Восторг по поводу телевидения длился долго. Еще в 1978 году Дэниел Бурстин, один из известнейших американских историков XX века, превозносил способность ТВ “распускать армии, увольнять президентов, строить совершенно новый, демократический мир… который никто и вообразить не мог, даже в Америке”. Бурстин написал это, когда многие политологи и политики еще ждали триумфа “теледемократии”, при которой граждане прибегали бы к помощи телевидения не только ради того, чтобы следить за политикой, но и чтобы непосредственно в ней участвовать. (Надежды, что новая технология подтолкнет людей к участию в политической жизни, возникли еще до появления телевидения. В 1940 году Бакминстер Фуллер, американский изобретатель и архитектор, превозносил достоинства “телефонной демократии”, при которой станет возможным “телефонное голосование по всем значимым вопросам, встающим перед Конгрессом”.)

Оглядываясь назад, следует признать, что фантаст Рэй Брэдбери был ближе к истине в 1953, чем Бурстин в 1978 году. Брэдбери сказал: “Телевидение – это коварный зверь, это Медуза, которая каждый вечер обращает в камень миллиард людей, смотрящих в одну точку, это сирена, поющая, зовущая, так много сулящая, но дающая так мало”.

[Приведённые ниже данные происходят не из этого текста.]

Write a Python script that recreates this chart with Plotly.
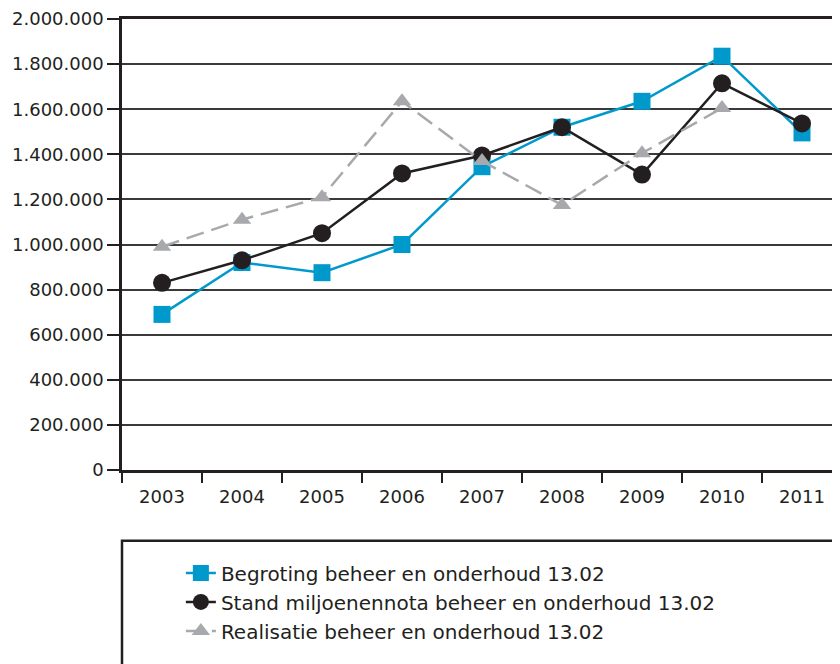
import plotly.graph_objects as go

jaren = ["2003", "2004", "2005", "2006", "2007", "2008", "2009", "2010", "2011"]

# Bedragen (x 1.000 euro)
begroting = [690000, 920000, 875000, 1000000, 1345000, 1520000, 1635000, 1835000, 1495000]
stand_mn = [830000, 930000, 1050000, 1315000, 1395000, 1520000, 1310000, 1715000, 1537000]
realisatie = [990000, 1110000, 1210000, 1635000, 1370000, 1175000, 1405000, 1605000, None]

namen = [
    "Begroting beheer en onderhoud 13.02",
    "Stand miljoenennota beheer en onderhoud 13.02",
    "Realisatie beheer en onderhoud 13.02",
]

blauw = "#0099cc"
zwart = "#231f20"
grijs = "#a7a9ac"
font = "DejaVu Sans"

fig = go.Figure()

fig.add_trace(go.Scatter(
    x=jaren, y=begroting, name=namen[0], legendgroup="a",
    mode="lines+markers",
    line=dict(color=blauw, width=2.5),
    marker=dict(symbol="square", size=17, color=blauw),
))
fig.add_trace(go.Scatter(
    x=jaren, y=stand_mn, name=namen[1], legendgroup="b",
    mode="lines+markers",
    line=dict(color=zwart, width=2.5),
    marker=dict(symbol="circle", size=18, color=zwart),
))
fig.add_trace(go.Scatter(
    x=jaren, y=realisatie, name=namen[2], legendgroup="c",
    mode="lines+markers",
    line=dict(color=grijs, width=2.5, dash="18px,8px"),
    marker=dict(symbol="triangle-up", size=16, color=grijs),
))

# kader rond de legenda
fig.add_shape(type="rect", xref="paper", yref="paper",
              x0=0, x1=1.05, y0=-0.157, y1=-0.6,
              line=dict(color=zwart, width=2.5), fillcolor="rgba(0,0,0,0)")

# de pagina heeft 8px marge, dus de figuur is iets kleiner dan het venster
fig.update_layout(
    width=832, height=656,
    margin=dict(l=114, r=0, t=9, b=194),
    paper_bgcolor="white", plot_bgcolor="white",
    separators=",.",
    font=dict(family=font, size=18, color=zwart),
    showlegend=True,
    legend=dict(
        x=0.082, xanchor="left", y=-0.185, yanchor="top",
        bgcolor="rgba(0,0,0,0)", borderwidth=0,
        tracegroupgap=11, traceorder="normal",
        font=dict(family=font, size=20, color=zwart),
    ),
    xaxis=dict(
        type="category", range=[-0.5, 8.475],
        tickson="boundaries", ticks="outside", ticklen=10, tickwidth=1.5, tickcolor=zwart,
        ticklabelstandoff=9,
        showline=True, linecolor=zwart, linewidth=2.5, mirror=True,
        showgrid=False, zeroline=False,
    ),
    yaxis=dict(
        range=[0, 2000000], dtick=200000, tickformat=",d",
        ticks="outside", ticklen=12, tickwidth=1.5, tickcolor=zwart,
        ticklabeloverflow="allow",
        showline=True, linecolor=zwart, linewidth=2.5,
        showgrid=True, gridcolor="#3a3a3a", gridwidth=1.5,
        zeroline=False,
    ),
)

fig.write_html("out.html")
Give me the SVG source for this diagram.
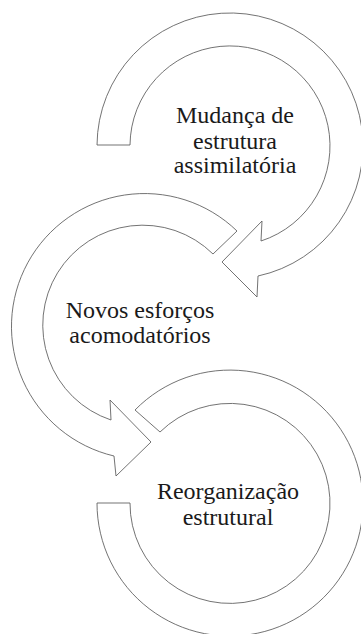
<svg xmlns="http://www.w3.org/2000/svg" width="361" height="634" viewBox="0 0 361 634">
<style>
.arrow{fill:#ffffff;stroke:#5a5a5a;stroke-width:0.85;stroke-linejoin:miter}
.lbl{font-family:'Liberation Serif','Times New Roman',serif;font-size:24px;fill:#1a1a1a;text-anchor:middle}
</style>
<rect x="0" y="0" width="361" height="634" fill="#ffffff"/>
<g id="connectors"></g>
<g id="node-mudanca">
<path class="arrow" d="M 130 145 L 97 145 A 133 133 0 1 1 258 276 L 257 297 L 222 262 L 262 221 L 261 241 A 100 100 0 1 0 130 145 Z"/>
<text class="lbl" x="235" y="123">Mudança de</text>
<text class="lbl" x="235" y="149">estrutura</text>
<text class="lbl" x="235" y="173">assimilatória</text>
</g>
<g id="node-novos">
<path class="arrow" d="M 213 254 L 237 231 A 133 133 0 1 0 114 456 L 116 476 L 151 442 L 110 400 L 111 420 A 100 100 0 1 1 213 254 Z"/>
<text class="lbl" x="140" y="318">Novos esforços</text>
<text class="lbl" x="140" y="343">acomodatórios</text>
</g>
<g id="node-reorganizacao">
<path class="arrow" d="M 130 503 L 97 503 A 133 133 0 1 0 135 410 L 160 432 A 100 100 0 1 1 130 503 Z"/>
<text class="lbl" x="228" y="499">Reorganização</text>
<text class="lbl" x="228" y="525">estrutural</text>
</g>
</svg>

Изобретение компьютера вызвало очередной приступ утопической лихорадки. Статья 1950 года в газете “Сэтердей ивнинг пост” сулила, что “думающие машины принесут цивилизацию более здоровую и счастливую, нежели любая, известная до сих пор”. Мы до сих пор живем в эпоху, к которой относятся самые забавные предсказания. И хотя легко утверждать свою правоту с высоты сегодняшнего дня, не стоит забывать, что в развитии радио и телевидения в прошлом веке ничто не было предопределено. Британцы отдали приоритет общественному радиовещанию – и вырастили чудовище Би-би-си. Американцы в силу некоторых культурных и коммерческих причин предпочли политику невмешательства. Можно спорить о достоинствах каждой из этих тактик, но американский медиаландшафт мог быть другим, особенно если к утопическим идеям, проповедуемым теми, кто имел влияние на бизнес, отнеслись бы серьезнее.